Data provided:
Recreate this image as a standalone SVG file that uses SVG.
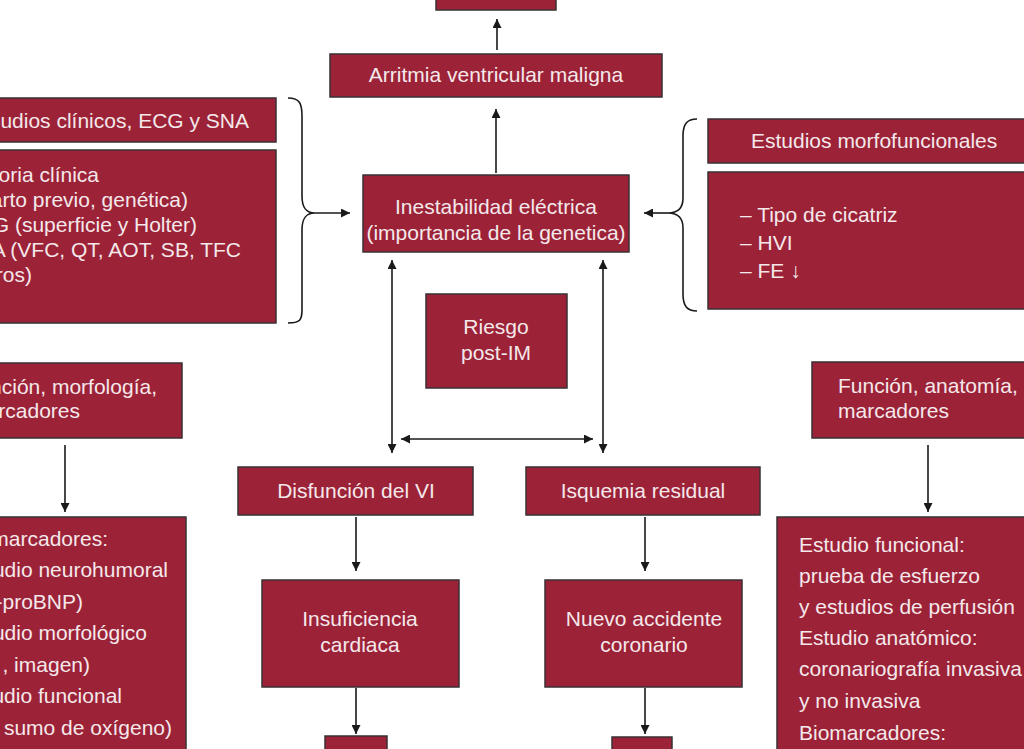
<svg xmlns="http://www.w3.org/2000/svg" width="1024" height="749" viewBox="0 0 1024 749">
<style>
.box{fill:#9c2238;stroke:#3a3035;stroke-width:1.5}
.t{font-family:"Liberation Sans",Arial,sans-serif;font-size:21px;fill:#f4e8ea}
.c{text-anchor:middle}
.e{text-anchor:end}
.ln{stroke:#1a1a1a;stroke-width:1.6;fill:none}
</style>
<defs>
<marker id="ah" viewBox="0 0 10 10" refX="10" refY="5" markerWidth="9" markerHeight="9" markerUnits="userSpaceOnUse" orient="auto-start-reverse">
<path d="M0,0 L10,5 L0,10 Z" fill="#1a1a1a"/>
</marker>
</defs>
<rect width="1024" height="749" fill="#ffffff"/>

<g id="top-box"><rect class="box" x="436" y="-5" width="120" height="15"/></g>
<g id="arritmia"><rect class="box" x="330" y="54" width="332" height="43"/><text class="t c" x="496" y="82">Arritmia ventricular maligna</text></g>
<g id="inestabilidad"><rect class="box" x="363" y="175" width="266" height="77"/><text class="t c" x="496" y="214">Inestabilidad eléctrica</text><text class="t c" x="496" y="240">(importancia de la genetica)</text></g>
<g id="riesgo"><rect class="box" x="426" y="294" width="141" height="94"/><text class="t c" x="496" y="334">Riesgo</text><text class="t c" x="496" y="360">post-IM</text></g>

<g id="estudios-clinicos"><rect class="box" x="-5" y="98" width="281" height="44"/><text class="t e" x="249" y="128">udios clínicos, ECG y SNA</text></g>
<g id="historia"><rect class="box" x="-5" y="150" width="281" height="173"/>
<text class="t e" x="99" y="182">oria clínica</text>
<text class="t e" x="188" y="207">arto previo, genética)</text>
<text class="t e" x="197" y="232">G (superficie y Holter)</text>
<text class="t e" x="241" y="257">A (VFC, QT, AOT, SB, TFC</text>
<text class="t e" x="32" y="282">ros)</text></g>

<g id="morfofuncionales"><rect class="box" x="708" y="119" width="325" height="44"/><text class="t" x="751" y="148">Estudios morfofuncionales</text></g>
<g id="cicatriz"><rect class="box" x="708" y="172" width="325" height="137"/>
<text class="t" x="740" y="222">– Tipo de cicatriz</text>
<text class="t" x="740" y="250">– HVI</text>
<text class="t" x="740" y="278">– FE ↓</text></g>

<g id="funcion-morfologia"><rect class="box" x="-5" y="363" width="187" height="75"/><text class="t e" x="157" y="394">nción, morfología,</text><text class="t e" x="80" y="418">rcadores</text></g>
<g id="biomarcadores-izq"><rect class="box" x="-5" y="517" width="191" height="240"/>
<text class="t e" x="108" y="546">marcadores:</text>
<text class="t e" x="168" y="577">udio neurohumoral</text>
<text class="t e" x="83" y="609">-proBNP)</text>
<text class="t e" x="147" y="640">udio morfológico</text>
<text class="t e" x="90" y="672">, imagen)</text>
<text class="t e" x="122" y="703">udio funcional</text>
<text class="t e" x="172" y="735">sumo de oxígeno)</text></g>

<g id="funcion-anatomia"><rect class="box" x="812" y="362" width="220" height="76"/><text class="t" x="838" y="393">Función, anatomía,</text><text class="t" x="838" y="418">marcadores</text></g>
<g id="estudio-funcional"><rect class="box" x="777" y="517" width="255" height="240"/>
<text class="t" x="799" y="552">Estudio funcional:</text>
<text class="t" x="799" y="583">prueba de esfuerzo</text>
<text class="t" x="799" y="614">y estudios de perfusión</text>
<text class="t" x="799" y="645">Estudio anatómico:</text>
<text class="t" x="799" y="676">coronariografía invasiva</text>
<text class="t" x="799" y="708">y no invasiva</text>
<text class="t" x="799" y="740">Biomarcadores:</text></g>

<g id="disfuncion"><rect class="box" x="238" y="467" width="235" height="48"/><text class="t c" x="356" y="498">Disfunción del VI</text></g>
<g id="isquemia"><rect class="box" x="526" y="467" width="234" height="48"/><text class="t c" x="643" y="498">Isquemia residual</text></g>
<g id="insuficiencia"><rect class="box" x="262" y="580" width="197" height="107"/><text class="t c" x="360" y="626">Insuficiencia</text><text class="t c" x="360" y="652">cardiaca</text></g>
<g id="nuevo-accidente"><rect class="box" x="545" y="580" width="197" height="107"/><text class="t c" x="644" y="626">Nuevo accidente</text><text class="t c" x="644" y="652">coronario</text></g>
<g id="bottom-left"><rect class="box" x="325" y="736" width="62" height="20"/></g>
<g id="bottom-right"><rect class="box" x="612" y="737" width="60" height="20"/></g>

<g id="connectors">
<path class="ln" d="M497,50 V19" marker-end="url(#ah)"/>
<path class="ln" d="M496,173 V109" marker-end="url(#ah)"/>
<path class="ln" d="M288,98 C300,98 302,104 302,116 V196 C302,208 306,213 315,213 C306,213 302,218 302,230 V310 C302,320 300,323 288,323"/>
<path class="ln" d="M315,213 H350" marker-end="url(#ah)"/>
<path class="ln" d="M697,119 C687,119 683,124 683,136 V198 C683,208 678,213 668,213 C678,213 683,218 683,228 V294 C683,306 687,311 697,311"/>
<path class="ln" d="M668,213 H644" marker-end="url(#ah)"/>
<path class="ln" d="M392,260 V453" marker-start="url(#ah)" marker-end="url(#ah)"/>
<path class="ln" d="M603,260 V453" marker-start="url(#ah)" marker-end="url(#ah)"/>
<path class="ln" d="M401,439 H593" marker-start="url(#ah)" marker-end="url(#ah)"/>
<path class="ln" d="M65,445 V512" marker-end="url(#ah)"/>
<path class="ln" d="M928,445 V512" marker-end="url(#ah)"/>
<path class="ln" d="M356,517 V571" marker-end="url(#ah)"/>
<path class="ln" d="M645,517 V571" marker-end="url(#ah)"/>
<path class="ln" d="M356,688 V734" marker-end="url(#ah)"/>
<path class="ln" d="M645,688 V734" marker-end="url(#ah)"/>
</g>
</svg>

Short task: Copy the material exactly. Do not include the pictures.

In response:
Recreate this image as a standalone SVG file that uses SVG.
<svg xmlns="http://www.w3.org/2000/svg" width="1024" height="749" viewBox="0 0 1024 749">
<style>
.box{fill:#9c2238;stroke:#3a3035;stroke-width:1.5}
.t{font-family:"Liberation Sans",Arial,sans-serif;font-size:21px;fill:#f4e8ea}
.c{text-anchor:middle}
.e{text-anchor:end}
.ln{stroke:#1a1a1a;stroke-width:1.6;fill:none}
</style>
<defs>
<marker id="ah" viewBox="0 0 10 10" refX="10" refY="5" markerWidth="9" markerHeight="9" markerUnits="userSpaceOnUse" orient="auto-start-reverse">
<path d="M0,0 L10,5 L0,10 Z" fill="#1a1a1a"/>
</marker>
</defs>
<rect width="1024" height="749" fill="#ffffff"/>

<g id="top-box"><rect class="box" x="436" y="-5" width="120" height="15"/></g>
<g id="arritmia"><rect class="box" x="330" y="54" width="332" height="43"/><text class="t c" x="496" y="82">Arritmia ventricular maligna</text></g>
<g id="inestabilidad"><rect class="box" x="363" y="175" width="266" height="77"/><text class="t c" x="496" y="214">Inestabilidad eléctrica</text><text class="t c" x="496" y="240">(importancia de la genetica)</text></g>
<g id="riesgo"><rect class="box" x="426" y="294" width="141" height="94"/><text class="t c" x="496" y="334">Riesgo</text><text class="t c" x="496" y="360">post-IM</text></g>

<g id="estudios-clinicos"><rect class="box" x="-5" y="98" width="281" height="44"/><text class="t e" x="249" y="128">udios clínicos, ECG y SNA</text></g>
<g id="historia"><rect class="box" x="-5" y="150" width="281" height="173"/>
<text class="t e" x="99" y="182">oria clínica</text>
<text class="t e" x="188" y="207">arto previo, genética)</text>
<text class="t e" x="197" y="232">G (superficie y Holter)</text>
<text class="t e" x="241" y="257">A (VFC, QT, AOT, SB, TFC</text>
<text class="t e" x="32" y="282">ros)</text></g>

<g id="morfofuncionales"><rect class="box" x="708" y="119" width="325" height="44"/><text class="t" x="751" y="148">Estudios morfofuncionales</text></g>
<g id="cicatriz"><rect class="box" x="708" y="172" width="325" height="137"/>
<text class="t" x="740" y="222">– Tipo de cicatriz</text>
<text class="t" x="740" y="250">– HVI</text>
<text class="t" x="740" y="278">– FE ↓</text></g>

<g id="funcion-morfologia"><rect class="box" x="-5" y="363" width="187" height="75"/><text class="t e" x="157" y="394">nción, morfología,</text><text class="t e" x="80" y="418">rcadores</text></g>
<g id="biomarcadores-izq"><rect class="box" x="-5" y="517" width="191" height="240"/>
<text class="t e" x="108" y="546">marcadores:</text>
<text class="t e" x="168" y="577">udio neurohumoral</text>
<text class="t e" x="83" y="609">-proBNP)</text>
<text class="t e" x="147" y="640">udio morfológico</text>
<text class="t e" x="90" y="672">, imagen)</text>
<text class="t e" x="122" y="703">udio funcional</text>
<text class="t e" x="172" y="735">sumo de oxígeno)</text></g>

<g id="funcion-anatomia"><rect class="box" x="812" y="362" width="220" height="76"/><text class="t" x="838" y="393">Función, anatomía,</text><text class="t" x="838" y="418">marcadores</text></g>
<g id="estudio-funcional"><rect class="box" x="777" y="517" width="255" height="240"/>
<text class="t" x="799" y="552">Estudio funcional:</text>
<text class="t" x="799" y="583">prueba de esfuerzo</text>
<text class="t" x="799" y="614">y estudios de perfusión</text>
<text class="t" x="799" y="645">Estudio anatómico:</text>
<text class="t" x="799" y="676">coronariografía invasiva</text>
<text class="t" x="799" y="708">y no invasiva</text>
<text class="t" x="799" y="740">Biomarcadores:</text></g>

<g id="disfuncion"><rect class="box" x="238" y="467" width="235" height="48"/><text class="t c" x="356" y="498">Disfunción del VI</text></g>
<g id="isquemia"><rect class="box" x="526" y="467" width="234" height="48"/><text class="t c" x="643" y="498">Isquemia residual</text></g>
<g id="insuficiencia"><rect class="box" x="262" y="580" width="197" height="107"/><text class="t c" x="360" y="626">Insuficiencia</text><text class="t c" x="360" y="652">cardiaca</text></g>
<g id="nuevo-accidente"><rect class="box" x="545" y="580" width="197" height="107"/><text class="t c" x="644" y="626">Nuevo accidente</text><text class="t c" x="644" y="652">coronario</text></g>
<g id="bottom-left"><rect class="box" x="325" y="736" width="62" height="20"/></g>
<g id="bottom-right"><rect class="box" x="612" y="737" width="60" height="20"/></g>

<g id="connectors">
<path class="ln" d="M497,50 V19" marker-end="url(#ah)"/>
<path class="ln" d="M496,173 V109" marker-end="url(#ah)"/>
<path class="ln" d="M288,98 C300,98 302,104 302,116 V196 C302,208 306,213 315,213 C306,213 302,218 302,230 V310 C302,320 300,323 288,323"/>
<path class="ln" d="M315,213 H350" marker-end="url(#ah)"/>
<path class="ln" d="M697,119 C687,119 683,124 683,136 V198 C683,208 678,213 668,213 C678,213 683,218 683,228 V294 C683,306 687,311 697,311"/>
<path class="ln" d="M668,213 H644" marker-end="url(#ah)"/>
<path class="ln" d="M392,260 V453" marker-start="url(#ah)" marker-end="url(#ah)"/>
<path class="ln" d="M603,260 V453" marker-start="url(#ah)" marker-end="url(#ah)"/>
<path class="ln" d="M401,439 H593" marker-start="url(#ah)" marker-end="url(#ah)"/>
<path class="ln" d="M65,445 V512" marker-end="url(#ah)"/>
<path class="ln" d="M928,445 V512" marker-end="url(#ah)"/>
<path class="ln" d="M356,517 V571" marker-end="url(#ah)"/>
<path class="ln" d="M645,517 V571" marker-end="url(#ah)"/>
<path class="ln" d="M356,688 V734" marker-end="url(#ah)"/>
<path class="ln" d="M645,688 V734" marker-end="url(#ah)"/>
</g>
</svg>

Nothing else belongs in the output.